AVM Turner recommends an active plan to move people between industry and service. He says this will not only help to retain the brain power within the UK, but would also offer people the opportunity to serve both in a commercial and government setting. “This would need some sort of centralised vetting, but it would be a much more interesting lateral entry approach across the whole enterprise.”
“As we go through Brexit and have a more independent position in the world, it’s critically important that we’re using all of our national capabilities in the most coherent and effective way possible” Sir Mark Sedwill, cabinet secretary
A programme like this might actually be simpler to execute than it may seem. BAE runs an academy that gives people skills to work in cyber security, which Dingley says they could easily double in size and offer to government and academia. So why don’t they? “We just don’t,” he says. “There isn’t a reason we haven’t done it, we just haven’t established that ecosystem where SMEs, academia, foreign partners and government can all come together.” Rachael Brassey, people and talent expert at PA Consulting, says something as simple as a referral scheme – in which organisations could pass on the names of people who impress them but don’t meet their current skills requirements – could push things in the right direction. “Quite a few of the organisations I’ve worked with are looking for very similar types of skills but they want slightly different shapes of it,” she says. “[The solution] doesn’t have to be a big bureaucratic thing – a referral process could be quite an easy fix.”
According to Alan Lewis, PA Consulting’s global head of defence and security, this requires a shift in mindset. Lewis argues for a more integrated approach in which separate organisations like intelligence agencies, Border Force, the Ministry of Defence, and local law enforcement are less worried about their organisational boundaries and focus more on outcomes for national security. This is likely to mean a change in behaviour where departments look for ways in which they can come together to share data and solve problems – rather than competing for scarce resources.
This is exactly what Sedwill’s Fusion Doctrine is aiming to achieve, but the cabinet secretary acknowledges that changing the status quo isn’t always easy. “We’ve done some of that institutionally, but it’s really hard,” he says, citing security restrictions that make sharing data more challenging for intelligence agencies.

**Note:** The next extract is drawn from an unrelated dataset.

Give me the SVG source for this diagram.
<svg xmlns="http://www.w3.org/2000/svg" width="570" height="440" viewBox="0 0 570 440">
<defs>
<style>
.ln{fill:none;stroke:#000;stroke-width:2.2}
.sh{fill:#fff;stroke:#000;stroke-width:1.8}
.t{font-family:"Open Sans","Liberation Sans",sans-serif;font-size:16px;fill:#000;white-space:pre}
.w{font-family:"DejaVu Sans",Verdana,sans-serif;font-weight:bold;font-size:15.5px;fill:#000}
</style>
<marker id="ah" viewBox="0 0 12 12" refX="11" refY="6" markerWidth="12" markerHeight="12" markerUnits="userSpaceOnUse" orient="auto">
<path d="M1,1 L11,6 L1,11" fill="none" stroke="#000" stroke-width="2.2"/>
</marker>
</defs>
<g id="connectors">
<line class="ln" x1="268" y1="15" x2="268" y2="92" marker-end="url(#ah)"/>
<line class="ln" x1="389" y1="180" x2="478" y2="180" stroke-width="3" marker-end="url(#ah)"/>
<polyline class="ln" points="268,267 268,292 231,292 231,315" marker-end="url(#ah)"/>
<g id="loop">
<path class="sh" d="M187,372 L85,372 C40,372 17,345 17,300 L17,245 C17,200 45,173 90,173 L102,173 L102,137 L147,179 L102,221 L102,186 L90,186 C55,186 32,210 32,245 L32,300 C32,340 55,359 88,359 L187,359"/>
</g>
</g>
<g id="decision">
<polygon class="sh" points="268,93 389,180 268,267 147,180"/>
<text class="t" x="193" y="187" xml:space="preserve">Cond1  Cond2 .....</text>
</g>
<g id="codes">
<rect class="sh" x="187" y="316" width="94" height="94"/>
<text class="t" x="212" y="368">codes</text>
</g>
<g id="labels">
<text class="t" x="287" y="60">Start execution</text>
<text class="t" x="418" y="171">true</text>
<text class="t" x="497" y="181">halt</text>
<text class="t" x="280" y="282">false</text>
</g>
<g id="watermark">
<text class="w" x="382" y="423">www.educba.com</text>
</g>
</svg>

Romeo adds that when it comes to bringing people into government from the private sector, pay is a massive barrier. “Within our pay scales, we cannot afford to pay someone [at the top] what somebody mid-career working in the private sector would accept,” she says. “So, I’m totally up for doing this, and we in DIT consider ourselves a joint venture with the private sector, but it needs leadership at both ends.”

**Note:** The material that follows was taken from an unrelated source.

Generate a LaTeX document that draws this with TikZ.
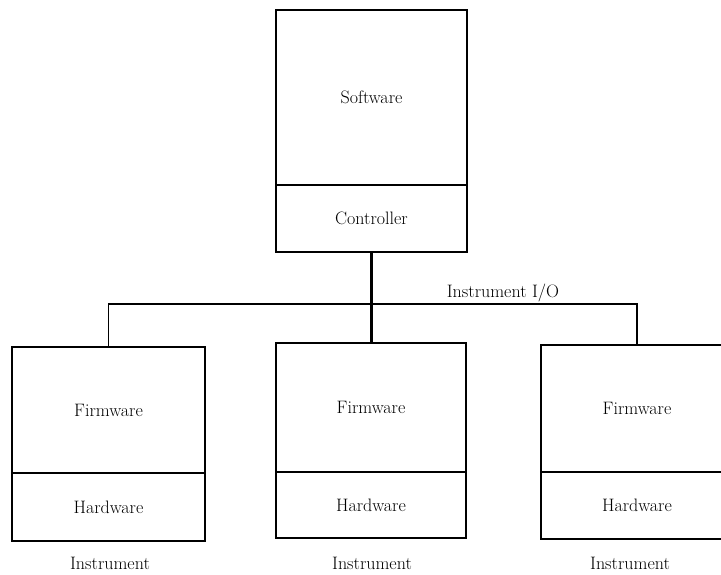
\documentclass[tikz,border=0pt]{standalone}
\begin{document}
\begin{tikzpicture}[x=1pt,y=-1pt,
  part/.style={draw=black, line width=1.6pt, outer sep=0pt, inner sep=0pt, anchor=north west, font=\fontsize{18}{21}\selectfont},
  wire/.style={line width=1.6pt},
  trunk/.style={line width=2.4pt},
  lbl/.style={font=\fontsize{18}{21}\selectfont, inner sep=0pt}]
\useasboundingbox (0,0) rectangle (721,574);
\clip (0,0) rectangle (721,574);
% controller box
\node[part, minimum width=191pt, minimum height=175pt] (sw) at (276,10) {Software};
\node[part, minimum width=191pt, minimum height=67pt] (ctrl) at (276,185) {Controller};
% instruments
\node[part, minimum width=193pt, minimum height=126pt] (fw1) at (12,347) {Firmware};
\node[part, minimum width=193pt, minimum height=68pt] (hw1) at (12,473) {Hardware};
\node[part, minimum width=190pt, minimum height=129pt] (fw2) at (276,343) {Firmware};
\node[part, minimum width=190pt, minimum height=66pt] (hw2) at (276,472) {Hardware};
\node[part, minimum width=192pt, minimum height=127pt] (fw3) at (541,345) {Firmware};
\node[part, minimum width=192pt, minimum height=67pt] (hw3) at (541,472) {Hardware};
% labels
\node[lbl, anchor=base] (l1) at (110,569) {Instrument};
\node[lbl, anchor=base] (l2) at (372,569) {Instrument};
\node[lbl, anchor=base] (l3) at (630,569) {Instrument};
\node[lbl, anchor=base] (io) at (503,297) {Instrument I/O};
% bus
\coordinate (bus) at (372,304);
\draw[trunk] (ctrl.south) -- (ctrl.south |- fw2.north);
\draw[wire] (fw1.north) |- (bus) -| (fw3.north);
\end{tikzpicture}
\end{document}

While Fusion has had its successes, there’s a consensus that more needs to be done to bring government and industry closer together. Lockheed Martin’s Ruddock would like to see fewer initiatives from an already under-resourced government. BAE’s Dingley thinks government ought to be more transparent about the problems it faces, rather than simply sharing the solutions. And government’s view? “This event is exactly what we need to be doing more of,” BEIS’s Chisholm says. “Those of us with a common interest need to share our best view of what we see coming down the track in the next 10 years.”